The claim is made by the defendant that he had no knowledge that the actual purchaser of the property was identical with the prospect who negotiated with the defendant for the sale of the larger piece of property through the plaintiff broker, but, when it is established by the record that the officers and stockholders of both corporations *253
are the same, and that the man who was vice president of both was the negotiating agent, and further appears that in purpose and effect both companies are identical, we do not think, under this situation of the record, that there is any distinction or difference between the vice president acting as a medium with the plaintiff and the vice president acting as a medium with the competing broker in the final transactions with the defendant. It is well-settled authority that, even though corporations are distinct entities, courts will look more to their substance than to their form in deciding questions of substance or form in court procedure. This legal question, however, we think is eliminated from the case, because there is evidence in the record tending to show that the defendant either knew, or by the exercise of reasonable care should have known, that he was dealing substantially with one and the same purchaser, for it appears by the record that the plaintiff mentioned the name of the vice president and also the name of the City Material Company. This fact, whether it be inferential or otherwise, we think makes inapplicable to the case at bar the case of Stowe v. Regenstein,
Under the pleadings in this case, all that was required for the plaintiff to recover was to satisfy the record with credible evidence, even though in conflict with other evidence in the case, that under the terms of the contract with the defendant the plaintiff company procured a purchaser for the property, who was ready, able, and willing to consummate the transaction under the terms agreed *254 upon. If, in the second transaction, when the sale was consummated, it developed that it was made to the same purchaser secured by the plaintiff in the first negotiation, and at the same price, and under the same terms quoted by plaintiff, then, even though the closing of the sale was made by a second agent, the plaintiff would be entitled to recover his commission, because he had established, by credible evidence upon all the essential elements of the contract, his right to recover.
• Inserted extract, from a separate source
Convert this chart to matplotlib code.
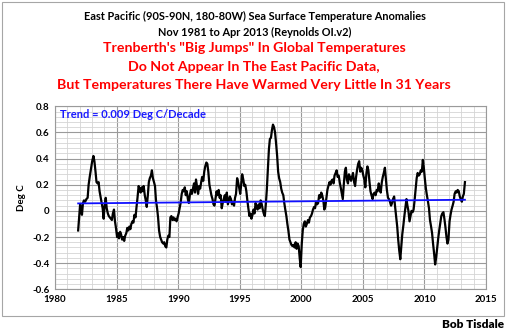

We quote the following authority on this point:
"He [the broker] must be the means of bringing the parties together, unless the principal refuses to complete the transaction after the terms are arranged by the broker." 9 Corpus Juris, 614.
"Where a broker employed to sell land produces a person whom he induces to buy, he is entitled to compensation, although the sale is formally effected by another broker." 9 Corpus Juris, 617.
"This is also true where the owner at first refuses to accept the customer's offer if, without revoking the broker's agency, he subsequently accepts it." 9 Corpus Juris, 618.
In the final analysis of the case at bar it appears from the record that, while legal questions are involved, they are involved only in a collateral sense, and the real question is, in our opinion, whether the judgment of the court below is clearly and manifestly against the weight of the evidence. If there is credible evidence tending to support the judgment, under the rulings in Ohio the judgment shall not be disturbed, unless, as a matter of law, there projects from the record a situation which shows misapprehension or error on the part of the court, *255 and to such an extent that it shocks the senses, even though upon hearing the reviewing court would have decided differently than the trial court.
Holding these views, the judgment of the lower court is hereby affirmed.
Judgment affirmed.
LEVINE, P.J., and VICKERY, J., concur.